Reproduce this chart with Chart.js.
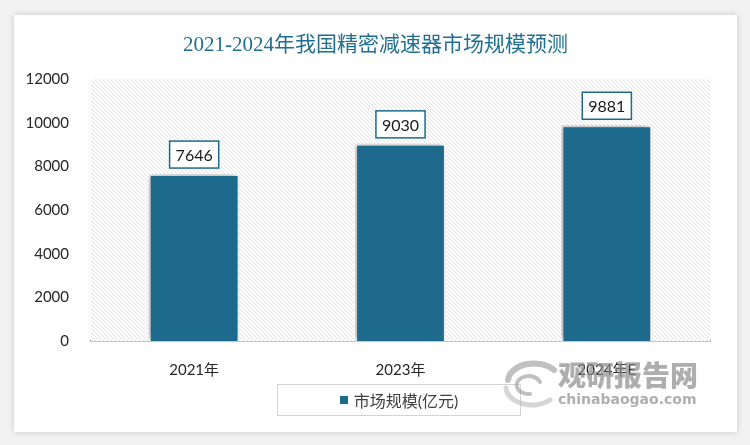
<!DOCTYPE html>
<html lang="zh">
<head>
  <meta charset="UTF-8">
  <title>精密减速器市场规模预测</title>
  <script src="https://cdn.jsdelivr.net/npm/chart.js"></script>
  <style>
    body {
      margin: 0;
      width: 750px;
      height: 445px;
      background-color: #f2f2f2;
      position: relative;
      overflow: hidden;
      font-family: Lato, "Noto Sans CJK SC", sans-serif;
    }
    .card {
      position: absolute;
      left: 14px;
      top: 15px;
      width: 723px;
      height: 417px;
      background: #fff;
      box-shadow: 0 0 6px rgba(0, 0, 0, 0.18);
    }
    .legend {
      position: absolute;
      left: 277px;
      top: 384px;
      width: 242px;
      height: 30px;
      border: 1px solid #d4d4d4;
      display: flex;
      align-items: center;
      justify-content: center;
      font-size: 16px;
      color: #404040;
    }
    .legend span.box {
      width: 8px;
      height: 8px;
      background: #1d6a8c;
      margin-right: 6px;
    }
    .mark {
      position: absolute;
      left: 558px;
      top: 356px;
      color: rgba(140, 140, 140, 0.7);
      font-family: "Noto Sans CJK SC", sans-serif;
    }
    .mark .cn { font-size: 28px; font-weight: 900; line-height: 36px; }
    .mark .en { font-size: 14px; font-weight: 700; font-family: "DejaVu Sans", sans-serif; margin-top: -1px; }
    .logo { position: absolute; left: 500px; top: 360px; }
  </style>
</head>
<body>
  <div class="card">
    <canvas id="chart1" width="723" height="417"></canvas>
  </div>
  <div class="legend" id="legend"></div>
  <svg class="logo" width="60" height="50" viewBox="0 0 60 50">
    <g fill="none" stroke="rgba(150,150,150,0.6)" stroke-linecap="round">
      <path d="M54 10 A26 18 0 0 0 8 20" stroke-width="6"/>
      <path d="M6 28 A26 18 0 0 0 50 40" stroke-width="5" stroke="rgba(180,180,180,0.55)"/>
      <path d="M40 22 A12 9 0 1 0 30 34" stroke-width="4"/>
    </g>
  </svg>
  <div class="mark"><div class="cn">观研报告网</div><div class="en">chinabaogao.com</div></div>

  <script>
    const titleText = '2021-2024年我国精密减速器市场规模预测';
    const years = ['2021年', '2023年', '2024年E'];
    const marketSize = [7646, 9030, 9881];
    const seriesName = '市场规模(亿元)';

    const barColor = '#1d6a8c';

    document.getElementById('legend').innerHTML =
      '<span class="box"></span>' + seriesName;

    // diagonal hatch for plot background
    function makeHatch(ctx) {
      const c = document.createElement('canvas');
      c.width = 4; c.height = 4;
      const p = c.getContext('2d');
      p.fillStyle = '#fff';
      p.fillRect(0, 0, 4, 4);
      p.strokeStyle = '#e2e2e2';
      p.lineWidth = 1;
      p.beginPath();
      p.moveTo(0, 0); p.lineTo(4, 4);
      p.moveTo(-1, 3); p.lineTo(1, 5);
      p.moveTo(3, -1); p.lineTo(5, 1);
      p.stroke();
      return ctx.createPattern(c, 'repeat');
    }

    const hatchPlugin = {
      id: 'hatch',
      beforeDatasetsDraw(chart) {
        const { ctx, chartArea: a } = chart;
        ctx.save();
        ctx.fillStyle = makeHatch(ctx);
        ctx.fillRect(a.left, a.top, a.right - a.left, a.bottom - a.top);
        ctx.restore();
        ctx.save();
        ctx.shadowColor = 'rgba(0,0,0,0.35)';
        ctx.shadowBlur = 6;
        ctx.shadowOffsetX = -2;
        ctx.shadowOffsetY = -1;
      },
      afterDatasetsDraw(chart) {
        const { ctx } = chart;
        ctx.restore();
        // value labels in boxes
        const meta = chart.getDatasetMeta(0);
        ctx.save();
        ctx.font = '16px Lato, sans-serif';
        ctx.textAlign = 'center';
        ctx.textBaseline = 'middle';
        meta.data.forEach((bar, i) => {
          const txt = String(chart.data.datasets[0].data[i]);
          const w = ctx.measureText(txt).width + 12;
          const h = 27;
          const x = bar.x - w / 2;
          const y = bar.y - 6 - h;
          ctx.fillStyle = '#fff';
          ctx.fillRect(x, y, w, h);
          ctx.strokeStyle = barColor;
          ctx.lineWidth = 1.5;
          ctx.strokeRect(x, y, w, h);
          ctx.fillStyle = '#1a1a1a';
          ctx.fillText(txt, bar.x, y + h / 2 + 1);
        });
        ctx.restore();
      },
      afterDraw(chart) {
        // title centred on the whole card
        const { ctx, width } = chart;
        ctx.save();
        ctx.font = '21px "Liberation Serif", "Noto Sans CJK SC", serif';
        ctx.fillStyle = '#1f6f93';
        ctx.textAlign = 'center';
        ctx.textBaseline = 'middle';
        ctx.fillText(titleText, width / 2, 30);
        ctx.restore();
      }
    };

    new Chart(document.getElementById('chart1'), {
      type: 'bar',
      data: {
        labels: years,
        datasets: [{
          label: seriesName,
          data: marketSize,
          backgroundColor: barColor,
          borderColor: '#ffffff',
          borderWidth: 2,
          categoryPercentage: 1,
          barPercentage: 0.44
        }]
      },
      options: {
        responsive: false,
        animation: false,
        layout: { padding: { left: 0, right: 27, top: 64, bottom: 51 } },
        plugins: {
          legend: { display: false },
          tooltip: { enabled: false },
          title: { display: false }
        },
        scales: {
          y: {
            min: 0,
            max: 12000,
            ticks: {
              stepSize: 2000,
              color: '#262626',
              padding: 14,
              font: { family: 'Lato', size: 15 },
              callback: v => String(v)
            },
            grid: { display: false },
            border: { display: false },
            afterFit(s) { s.width = 77; }
          },
          x: {
            ticks: { color: '#262626', padding: 12, font: { family: 'Lato, "Noto Sans CJK SC"', size: 15 } },
            grid: { display: false },
            border: { display: true, color: '#8c8c8c', width: 1.5 },
            afterFit(s) { s.height = 40; }
          }
        }
      },
      plugins: [hatchPlugin]
    });
  </script>
</body>
</html>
______
• [Stated goal]
Except for the pictures, give all the material above again verbatim.

• [Written response]
Reproduce this chart with Chart.js.
<!DOCTYPE html>
<html lang="zh">
<head>
  <meta charset="UTF-8">
  <title>精密减速器市场规模预测</title>
  <script src="https://cdn.jsdelivr.net/npm/chart.js"></script>
  <style>
    body {
      margin: 0;
      width: 750px;
      height: 445px;
      background-color: #f2f2f2;
      position: relative;
      overflow: hidden;
      font-family: Lato, "Noto Sans CJK SC", sans-serif;
    }
    .card {
      position: absolute;
      left: 14px;
      top: 15px;
      width: 723px;
      height: 417px;
      background: #fff;
      box-shadow: 0 0 6px rgba(0, 0, 0, 0.18);
    }
    .legend {
      position: absolute;
      left: 277px;
      top: 384px;
      width: 242px;
      height: 30px;
      border: 1px solid #d4d4d4;
      display: flex;
      align-items: center;
      justify-content: center;
      font-size: 16px;
      color: #404040;
    }
    .legend span.box {
      width: 8px;
      height: 8px;
      background: #1d6a8c;
      margin-right: 6px;
    }
    .mark {
      position: absolute;
      left: 558px;
      top: 356px;
      color: rgba(140, 140, 140, 0.7);
      font-family: "Noto Sans CJK SC", sans-serif;
    }
    .mark .cn { font-size: 28px; font-weight: 900; line-height: 36px; }
    .mark .en { font-size: 14px; font-weight: 700; font-family: "DejaVu Sans", sans-serif; margin-top: -1px; }
    .logo { position: absolute; left: 500px; top: 360px; }
  </style>
</head>
<body>
  <div class="card">
    <canvas id="chart1" width="723" height="417"></canvas>
  </div>
  <div class="legend" id="legend"></div>
  <svg class="logo" width="60" height="50" viewBox="0 0 60 50">
    <g fill="none" stroke="rgba(150,150,150,0.6)" stroke-linecap="round">
      <path d="M54 10 A26 18 0 0 0 8 20" stroke-width="6"/>
      <path d="M6 28 A26 18 0 0 0 50 40" stroke-width="5" stroke="rgba(180,180,180,0.55)"/>
      <path d="M40 22 A12 9 0 1 0 30 34" stroke-width="4"/>
    </g>
  </svg>
  <div class="mark"><div class="cn">观研报告网</div><div class="en">chinabaogao.com</div></div>

  <script>
    const titleText = '2021-2024年我国精密减速器市场规模预测';
    const years = ['2021年', '2023年', '2024年E'];
    const marketSize = [7646, 9030, 9881];
    const seriesName = '市场规模(亿元)';

    const barColor = '#1d6a8c';

    document.getElementById('legend').innerHTML =
      '<span class="box"></span>' + seriesName;

    // diagonal hatch for plot background
    function makeHatch(ctx) {
      const c = document.createElement('canvas');
      c.width = 4; c.height = 4;
      const p = c.getContext('2d');
      p.fillStyle = '#fff';
      p.fillRect(0, 0, 4, 4);
      p.strokeStyle = '#e2e2e2';
      p.lineWidth = 1;
      p.beginPath();
      p.moveTo(0, 0); p.lineTo(4, 4);
      p.moveTo(-1, 3); p.lineTo(1, 5);
      p.moveTo(3, -1); p.lineTo(5, 1);
      p.stroke();
      return ctx.createPattern(c, 'repeat');
    }

    const hatchPlugin = {
      id: 'hatch',
      beforeDatasetsDraw(chart) {
        const { ctx, chartArea: a } = chart;
        ctx.save();
        ctx.fillStyle = makeHatch(ctx);
        ctx.fillRect(a.left, a.top, a.right - a.left, a.bottom - a.top);
        ctx.restore();
        ctx.save();
        ctx.shadowColor = 'rgba(0,0,0,0.35)';
        ctx.shadowBlur = 6;
        ctx.shadowOffsetX = -2;
        ctx.shadowOffsetY = -1;
      },
      afterDatasetsDraw(chart) {
        const { ctx } = chart;
        ctx.restore();
        // value labels in boxes
        const meta = chart.getDatasetMeta(0);
        ctx.save();
        ctx.font = '16px Lato, sans-serif';
        ctx.textAlign = 'center';
        ctx.textBaseline = 'middle';
        meta.data.forEach((bar, i) => {
          const txt = String(chart.data.datasets[0].data[i]);
          const w = ctx.measureText(txt).width + 12;
          const h = 27;
          const x = bar.x - w / 2;
          const y = bar.y - 6 - h;
          ctx.fillStyle = '#fff';
          ctx.fillRect(x, y, w, h);
          ctx.strokeStyle = barColor;
          ctx.lineWidth = 1.5;
          ctx.strokeRect(x, y, w, h);
          ctx.fillStyle = '#1a1a1a';
          ctx.fillText(txt, bar.x, y + h / 2 + 1);
        });
        ctx.restore();
      },
      afterDraw(chart) {
        // title centred on the whole card
        const { ctx, width } = chart;
        ctx.save();
        ctx.font = '21px "Liberation Serif", "Noto Sans CJK SC", serif';
        ctx.fillStyle = '#1f6f93';
        ctx.textAlign = 'center';
        ctx.textBaseline = 'middle';
        ctx.fillText(titleText, width / 2, 30);
        ctx.restore();
      }
    };

    new Chart(document.getElementById('chart1'), {
      type: 'bar',
      data: {
        labels: years,
        datasets: [{
          label: seriesName,
          data: marketSize,
          backgroundColor: barColor,
          borderColor: '#ffffff',
          borderWidth: 2,
          categoryPercentage: 1,
          barPercentage: 0.44
        }]
      },
      options: {
        responsive: false,
        animation: false,
        layout: { padding: { left: 0, right: 27, top: 64, bottom: 51 } },
        plugins: {
          legend: { display: false },
          tooltip: { enabled: false },
          title: { display: false }
        },
        scales: {
          y: {
            min: 0,
            max: 12000,
            ticks: {
              stepSize: 2000,
              color: '#262626',
              padding: 14,
              font: { family: 'Lato', size: 15 },
              callback: v => String(v)
            },
            grid: { display: false },
            border: { display: false },
            afterFit(s) { s.width = 77; }
          },
          x: {
            ticks: { color: '#262626', padding: 12, font: { family: 'Lato, "Noto Sans CJK SC"', size: 15 } },
            grid: { display: false },
            border: { display: true, color: '#8c8c8c', width: 1.5 },
            afterFit(s) { s.height = 40; }
          }
        }
      },
      plugins: [hatchPlugin]
    });
  </script>
</body>
</html>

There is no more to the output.